- _Work instructions_:
Within the listing below, locate all lines containing the word "that". Copy each one.

- _Dataset_:
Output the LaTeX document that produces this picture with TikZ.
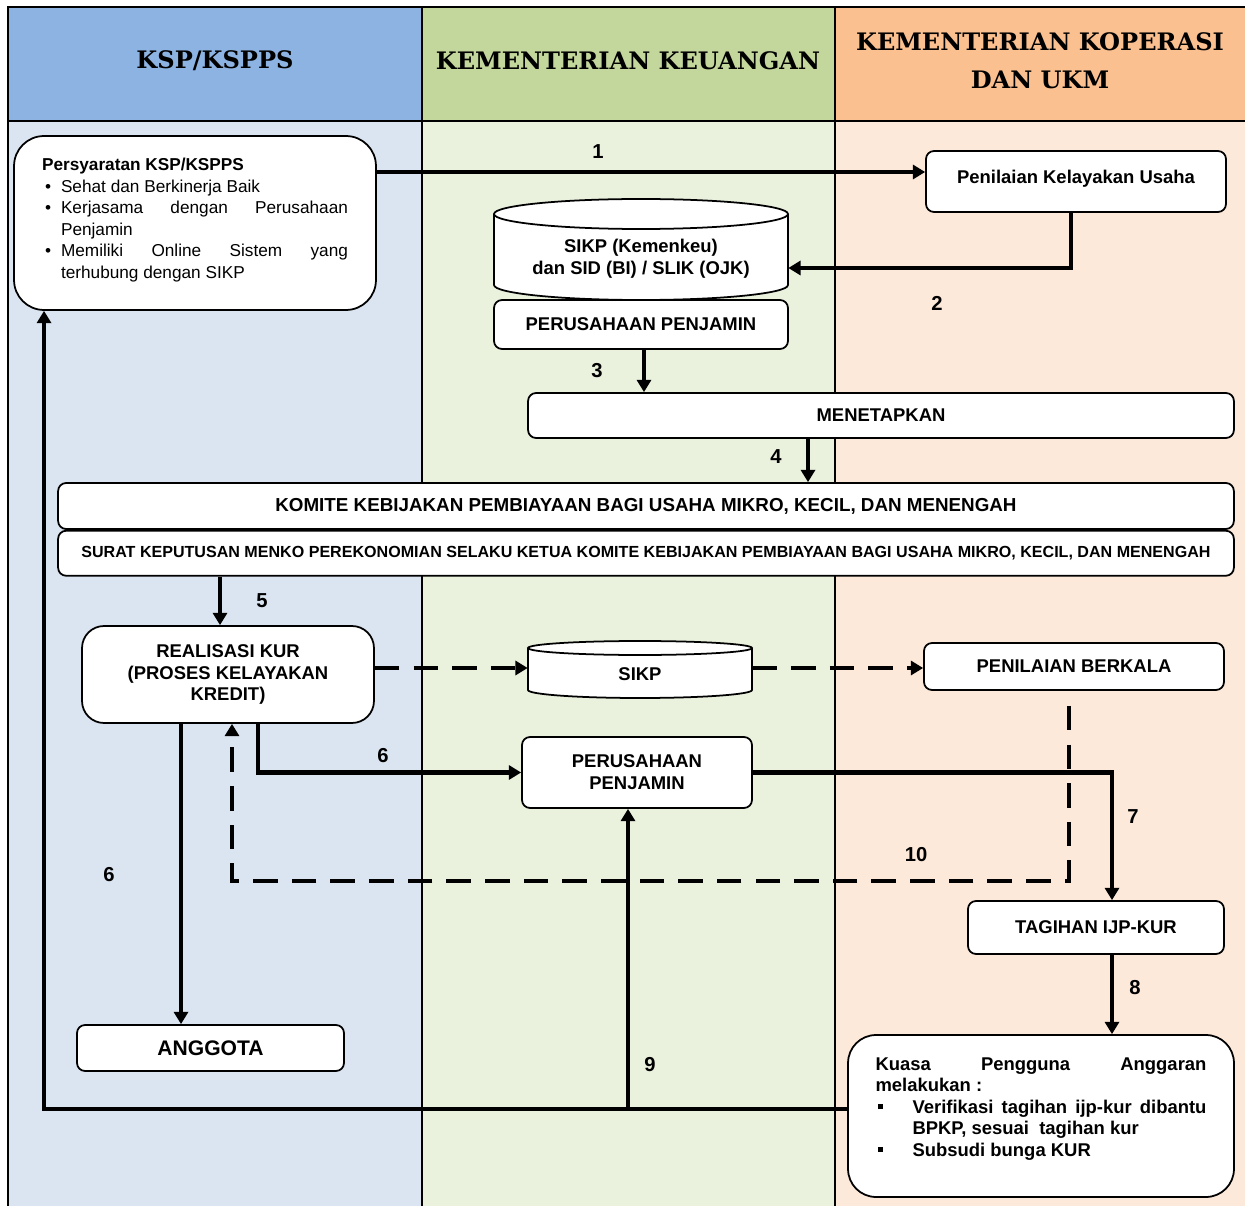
\documentclass[tikz,border=0pt]{standalone}
\usepackage{fontspec}
\setmainfont{Liberation Sans}
\newfontfamily\headfont{DejaVu Serif}
\usetikzlibrary{arrows.meta, positioning, calc}

\definecolor{headblue}{HTML}{8DB3E2}
\definecolor{headgreen}{HTML}{C3D69B}
\definecolor{headorange}{HTML}{FAC090}
\definecolor{laneblue}{HTML}{DBE5F1}
\definecolor{lanegreen}{HTML}{EAF1DD}
\definecolor{laneorange}{HTML}{FDE9D9}

\setlength\parindent{0pt}
\newcommand\reqitem{\hangindent=0.38cm\hangafter=1\noindent\makebox[0.38cm][l]{\hspace{0.06cm}\textbullet}}
\newcommand\kpaitem{\hangindent=0.74cm\hangafter=1\noindent\makebox[0.74cm][l]{\hspace{0.04cm}\rule[0.22em]{0.1cm}{0.1cm}}}

\begin{document}
\begin{tikzpicture}[
        x=0.02cm, y=-0.02cm,
        box/.style={draw, line width=1pt, rounded corners=0.16cm, fill=white, align=center,
            inner sep=2pt, font=\fontsize{10.5}{12.5}\selectfont\bfseries},
        num/.style={font=\fontsize{11.5}{13}\selectfont\bfseries},
        head/.style={align=center, font=\headfont\fontsize{13.7}{21.5}\selectfont\bfseries},
        flow/.style={line width=2.3pt, -{Triangle[length=7pt,width=8pt]}},
        dflow/.style={flow, dash pattern=on 14pt off 8pt}
    ]
    \useasboundingbox (0,0) rectangle (1245,1206);

    % swim lanes
    \fill[headblue] (8,7) rectangle (422,121);
    \fill[headgreen] (422,7) rectangle (835,121);
    \fill[headorange] (835,7) rectangle (1245,121);
    \fill[laneblue] (8,121) rectangle (422,1206);
    \fill[lanegreen] (422,121) rectangle (835,1206);
    \fill[laneorange] (835,121) rectangle (1245,1206);
    \draw[line width=1.5pt] (8,1206) -- (8,7) -- (1245,7);
    \draw[line width=1.5pt] (8,121) -- (1245,121);
    \draw[line width=1pt] (422,7) -- (422,1206);
    \draw[line width=1pt] (835,7) -- (835,1206);

    \node[head] (hksp) at (215,61) {KSP/KSPPS};
    \node[head] (hkeu) at (628,61) {KEMENTERIAN KEUANGAN};
    \node[head] (hkop) at (1040,61) {KEMENTERIAN KOPERASI\\DAN UKM};

    % databases
    \draw[line width=1pt, fill=white] (494,214) -- (494,285)
        arc[start angle=180, end angle=0, x radius=147, y radius=15] -- (788,214);
    \draw[line width=1pt, fill=white] (641,214) ellipse [x radius=147, y radius=15];
    \draw[line width=1pt, fill=white] (528,648) -- (528,690)
        arc[start angle=180, end angle=0, x radius=112, y radius=8] -- (752,648);
    \draw[line width=1pt, fill=white] (640,648) ellipse [x radius=112, y radius=7];

    % boxes
    \node[box, rounded corners=0.6cm, minimum width=7.24cm, minimum height=3.48cm] (req) at (195,223) {};
    \node[text width=6.12cm, align=justify, font=\fontsize{9.8}{12.2}\selectfont] (reqtext) at (195,220) {%
        \textbf{Persyaratan KSP/KSPPS}\par
        \reqitem Sehat dan Berkinerja Baik\par
        \reqitem Kerjasama dengan Perusahaan\linebreak Penjamin\par
        \reqitem Memiliki Online Sistem yang\linebreak terhubung dengan SIKP\par};
    \node[box, minimum width=6cm, minimum height=1.22cm, text depth=0.2cm] (kelayakan) at (1076,181.5) {Penilaian Kelayakan Usaha};
    \node[align=center, font=\fontsize{10.5}{12.5}\selectfont\bfseries, minimum width=5.88cm] (sikpdb) at (641,259) {SIKP (Kemenkeu)\\dan SID (BI) / SLIK (OJK)};
    \node[box, minimum width=5.88cm, minimum height=0.98cm] (pp1) at (641,324.5) {PERUSAHAAN PENJAMIN};
    \node[box, minimum width=14.12cm, minimum height=0.9cm] (menetapkan) at (881,415.5) {MENETAPKAN};
    \node[box, minimum width=23.52cm, minimum height=0.92cm, font=\fontsize{10.7}{12}\selectfont\bfseries] (komite) at (646,506) {KOMITE KEBIJAKAN PEMBIAYAAN BAGI USAHA MIKRO, KECIL, DAN MENENGAH};
    \node[box, minimum width=23.52cm, minimum height=0.9cm, font=\fontsize{9.15}{10}\selectfont\bfseries, below=0pt of komite] (surat) {SURAT KEPUTUSAN MENKO PEREKONOMIAN SELAKU KETUA KOMITE KEBIJAKAN PEMBIAYAAN BAGI USAHA MIKRO, KECIL, DAN MENENGAH};
    \node[box, rounded corners=0.44cm, minimum width=5.84cm, minimum height=1.94cm] (realisasi) at (228,674.5) {REALISASI KUR\\(PROSES KELAYAKAN\\KREDIT)};
    \node[align=center, font=\fontsize{10.5}{12.5}\selectfont\bfseries, minimum width=4.48cm] (sikp) at (640,674) {SIKP};
    \node[box, minimum width=6cm, minimum height=0.94cm] (berkala) at (1074,666.5) {PENILAIAN BERKALA};
    \node[box, minimum width=4.6cm, minimum height=1.42cm] (pp2) at (637,772.5) {PERUSAHAAN\\PENJAMIN};
    \node[box, minimum width=5.12cm, minimum height=1.06cm] (tagihan) at (1096,927.5) {TAGIHAN IJP-KUR};
    \node[box, minimum width=5.34cm, minimum height=0.92cm, font=\fontsize{12}{14}\selectfont\bfseries] (anggota) at (210.5,1048) {ANGGOTA};
    \node[box, rounded corners=0.56cm, minimum width=7.72cm, minimum height=3.24cm] (kuasa) at (1041,1116) {};
    \node[text width=6.62cm, align=justify, font=\fontsize{10.5}{12.2}\selectfont\bfseries] (kuasatext) at (1041,1109) {%
        Kuasa Pengguna Anggaran\linebreak melakukan :\par
        \kpaitem Verifikasi tagihan ijp-kur dibantu\linebreak BPKP, sesuai\ \ tagihan kur\par
        \kpaitem Subsudi bunga KUR\par};

    % connectors
    \coordinate (a1) at ([yshift=0.19cm]kelayakan.west);
    \draw[flow] (req.east |- a1) -- (a1);
    \draw[flow] ([xshift=-0.1cm]kelayakan.south) |- ([yshift=-0.18cm]sikpdb.east);
    \draw[flow] ([xshift=0.06cm]pp1.south) -- ([xshift=0.06cm]pp1.south |- menetapkan.north);
    \draw[flow] ([xshift=-1.46cm]menetapkan.south) -- ([xshift=-1.46cm]menetapkan.south |- komite.north);
    \draw[flow] ([xshift=-0.16cm]realisasi.north |- surat.south) -- ([xshift=-0.16cm]realisasi.north);
    \coordinate (a6) at ([yshift=0.12cm]sikp.west);
    \draw[dflow] (realisasi.east |- a6) -- (a6);
    \draw[dflow] ([yshift=0.12cm]sikp.east) -- ([yshift=0.12cm]sikp.east -| berkala.west);
    \draw[dflow] ([xshift=-0.1cm,yshift=-0.3cm]berkala.south) -- ++(0,-3.5cm) -| ([xshift=0.08cm]realisasi.south);
    \draw[flow] ([xshift=0.6cm]realisasi.south) |- (pp2.west);
    \draw[flow] ([xshift=-0.94cm]realisasi.south) -- ([xshift=-0.94cm]realisasi.south |- anggota.north);
    \draw[flow] (pp2.east) -| ([xshift=0.32cm]tagihan.north);
    \draw[flow] ([xshift=0.32cm]tagihan.south) -- ([xshift=0.32cm]tagihan.south |- kuasa.north);
    \coordinate (a9) at ([yshift=0.14cm]kuasa.west);
    \draw[flow] (a9) -| ([xshift=-3.02cm]req.south);
    \draw[flow] ([xshift=-0.18cm]pp2.south |- a9) -- ([xshift=-0.18cm]pp2.south);

    % step numbers
    \node[num] (n1) at (598,152) {1};
    \node[num] (n2) at (937,303) {2};
    \node[num] (n3) at (597,371) {3};
    \node[num] (n4) at (776,457) {4};
    \node[num] (n5) at (262,601) {5};
    \node[num] (n6) at (383,756) {6};
    \node[num] (n6b) at (109,875) {6};
    \node[num] (n7) at (1133,817) {7};
    \node[num] (n8) at (1135,988) {8};
    \node[num] (n9) at (650,1065) {9};
    \node[num] (n10) at (916,855) {10};
\end{tikzpicture}
\end{document}
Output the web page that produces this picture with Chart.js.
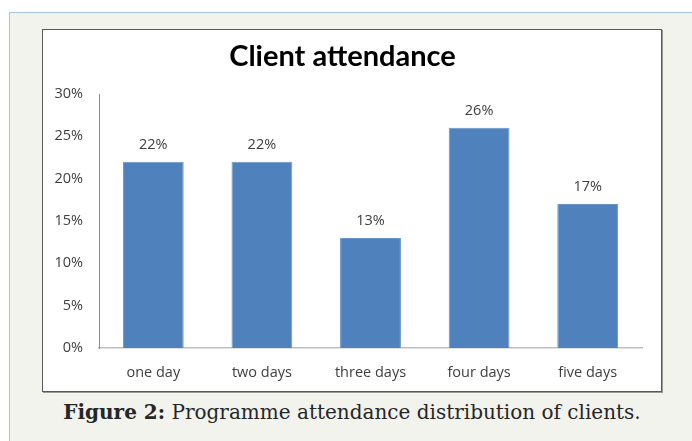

- _Result of this exercise_:
Output the LaTeX document that produces this picture with TikZ.
Output the web page that produces this picture with Chart.js.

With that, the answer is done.